NASA Space Biology Program Awards Four Grants for Lunar Orbit Mission Experiments
NASA’s Space Biology Program will award four grants to applicants who submitted proposals to NASA Research Announcement NNH18ZTT001N-EM1 “Appendix A: Orion Exploration Mission-1 Research Pathfinder for Beyond Low Earth Orbit Space Biology Investigations”.
The announcement solicited research proposals for hypothesis-driven Space Biology investigations to be flown on the Orion Exploration Mission 1 (EM-1), an unmanned lunar orbital flight scheduled to launch out of the Kennedy Space Center in early-2020. The Orion spacecraft, which will be used for human spaceflight on future missions, will orbit the moon one or more times before returning to Earth, with an anticipated mission duration lasting between twenty-one and forty days from launch to splashdown in the Pacific Ocean. Space Biology will use this opportunity to conduct investigations that study how life responds to the space environment beyond low Earth orbit. The Moon is about 250,000 miles from the Earth, which is about 1,000 times more than the distance from Earth to the International Space Station, and offers a true deep space radiation environment outside the Van Allen Belts.

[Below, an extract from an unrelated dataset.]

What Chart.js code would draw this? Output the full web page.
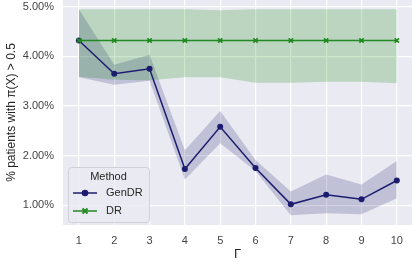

Awards will be made to four investigators from four institutions. When fully implemented, the awards will total ~$1.6 million in fiscal years 2019-2022. These projects will measure the effects of deep space on plant seeds and microbes, and provide knowledge to enable exploration technology development. Additional information and the names of awardees can be found at:
https://www.nasa.gov/feature/
The Space Biology Program is managed by the Space Life and Physical Sciences Research and Applications Division in NASA’s Human Exploration and Operations Mission Directorate at the agency’s headquarters in Washington, D.C.